How we Capture the Change of the Gili Islands

How we Capture the Change of the Gili Islands

“I’ve seen changes every time I dive, but I don’t have any photos to compare” and “The reef was so healthy, I wish I had taken more pictures”. These are two of the most common responses we get when we ask people about the past condition of the coral reef around the Gilis.

We have heard numerous stories about how pristine the reef was, and how the land itself looked so different before the rapid growth of investors came to build. How has this affected the marine life of these islands?

example-coral-bleaching-el-nino-2016

If you change the way you look at things, the things you look at change

One afternoon, the Gili Shark Conservation team came up with a way to record these changes and track how it affects the surrounding environment. We decided to make a time-series of images of the same coral to see if there is any change over time.

We were inspired by the Chasing Coral team who were successful in taking underwater time-lapse  photos of coral over a period of three years, and captured the progression of the global coral bleaching event in 2016. (the picture that belongs to this paragraph is taken by the team of Chasing Coral). The reefs around the Gili Islands were incredibly affected by this bleaching event. Since then, however, there have been some signs of recovery around the Gili Islands, but there has been no photo evidence to be able to track this improvement!

Underwater and Aerial Time-Series Images

We realized that over the past few years, the changes around the Gilis have happened not only underwater, but also on land. Could we track the changes of the land in the same way we will track the corals, and how could we do this effectively? We came up with the idea of taking drone footage to make time-series aerial images from several spots in Gili Air. The idea is the same, to see changes. However, these aerial images will let us see more, like shoreline and land-use changes, as well as coral reef changes.

We live in a very visual world, information is more easily transferred with graphics or images.

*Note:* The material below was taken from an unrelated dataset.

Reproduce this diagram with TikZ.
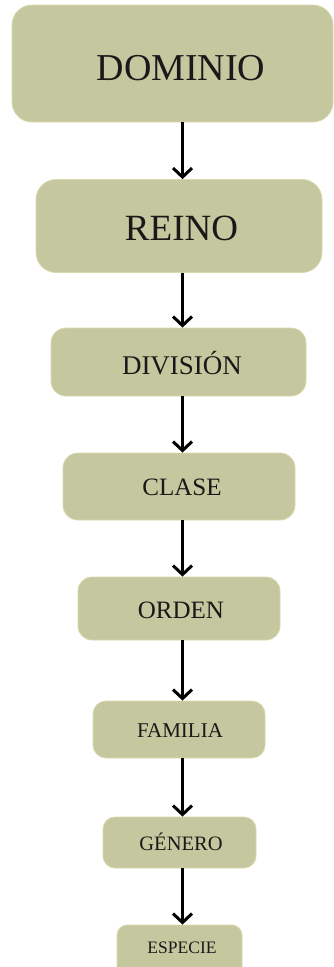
\documentclass[tikz,border=0pt]{standalone}
\usepackage{fontspec}
\setmainfont{Liberation Serif}
\usetikzlibrary{arrows.meta}
\definecolor{boxfill}{HTML}{C5C79E}
\definecolor{boxline}{HTML}{DAD8AE}
\tikzset{
  box/.style={draw=boxline, line width=0.8pt, fill=boxfill, rectangle, inner sep=0pt},
  lbl/.style={anchor=base, inner sep=0pt, text=black!90},
  arr/.style={line width=3pt, -{Straight Barb[length=9pt, width=19pt, line width=3pt]}}
}
\begin{document}
\begin{tikzpicture}[x=1pt, y=-1pt]
\useasboundingbox (0,0) rectangle (334,967);
% boxes
\node[box, rounded corners=20pt, minimum width=321pt, minimum height=117pt] (b1) at (172.5,63.5) {};
\node[box, rounded corners=20pt, minimum width=286pt, minimum height=93pt] (b2) at (179,226) {};
\node[box, rounded corners=15pt, minimum width=255pt, minimum height=68pt] (b3) at (178.5,362) {};
\node[box, rounded corners=15pt, minimum width=232pt, minimum height=67pt] (b4) at (179,486.5) {};
\node[box, rounded corners=14pt, minimum width=202pt, minimum height=63pt] (b5) at (179,608.5) {};
\node[box, rounded corners=13pt, minimum width=172pt, minimum height=57pt] (b6) at (179,729.5) {};
\node[box, rounded corners=12pt, minimum width=153pt, minimum height=51pt] (b7) at (179.5,842.5) {};
\node[box, rounded corners=10pt, minimum width=125pt, minimum height=52pt] (b8) at (179.5,951) {};
% labels
\node[lbl, font=\fontsize{38}{40}\selectfont] (t1) at (181,80) {DOMINIO};
\node[lbl, font=\fontsize{37}{39}\selectfont] (t2) at (181.5,240.5) {REINO};
\node[lbl, font=\fontsize{27}{29}\selectfont] (t3) at (182,374) {DIVISIÓN};
\node[lbl, font=\fontsize{25}{27}\selectfont] (t4) at (182,495) {CLASE};
\node[lbl, font=\fontsize{25}{27}\selectfont] (t5) at (181,618.3) {ORDEN};
\node[lbl, font=\fontsize{21}{23}\selectfont] (t6) at (180,737.3) {FAMILIA};
\node[lbl, font=\fontsize{20.5}{22}\selectfont] (t7) at (181,850) {GÉNERO};
\node[lbl, font=\fontsize{17.5}{19}\selectfont] (t8) at (182,953.3) {ESPECIE};
% arrows
\foreach \a/\b in {b1/b2,b2/b3,b3/b4,b4/b5,b5/b6,b6/b7,b7/b8}{
  \draw[arr] (\a.south -| 182.5,0) -- (\b.north -| 182.5,0);
}
\end{tikzpicture}
\end{document}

In this case, if we want to present a case that there are declining live coral coverage around Gili Islands, it is better to present it on images rather than essays or tables full of numbers.

time-lapse-project-gili-shark-conservation-project

Method

Our underwater images are taken at the south side of Meno Slope, because every Friday we go there for our weekly Dive Against Debris. We take images of four samples: two hard corals, one soft coral, and one rubble. For the aerial images, we chose a site for all four sides of Gili Air – south, east, north, and west – in hopes that our samples are representing the entire system. The images are taken once a week during mid-day to get uniform lighting of the landscape.

The results so far

We started taking the time-lapse photos in late February 2018. During this 2 month period, we have already seen apparent changes. Since our sampling frequency is on weekly basis, we are able to observe monthly and seasonally phenomenon/event such as sand accretion in transition period between rainy and dry season.

We record the temperature and the salinity with every photo taken, and so we have been able to track how the change of temperature has affected our coral samples. In mid-April, there was a two-degree (Celsius) temperature increase and during that time,  our hard coral sample has been greatly affected. Take a look at the hard coral on the right side of the image. In February, the sample was completely healthy, but by April, it was completely covered by algae. Aerial images in April also suggested that calm wave conditions during the transition to dry season have brought a massive volume of sand inside west Gili Air Harbor (left side of the image). So far, it has been interesting to see changes and be able to track them side by side in order to compare.

We know that we cannot make any conclusion from this project by short-term data set. We are planning to gather the dataset for as long as we can. So ten years from now when someone asks “what did Gili Islands look like back then?” we can give them both stories and images in an evolving time series!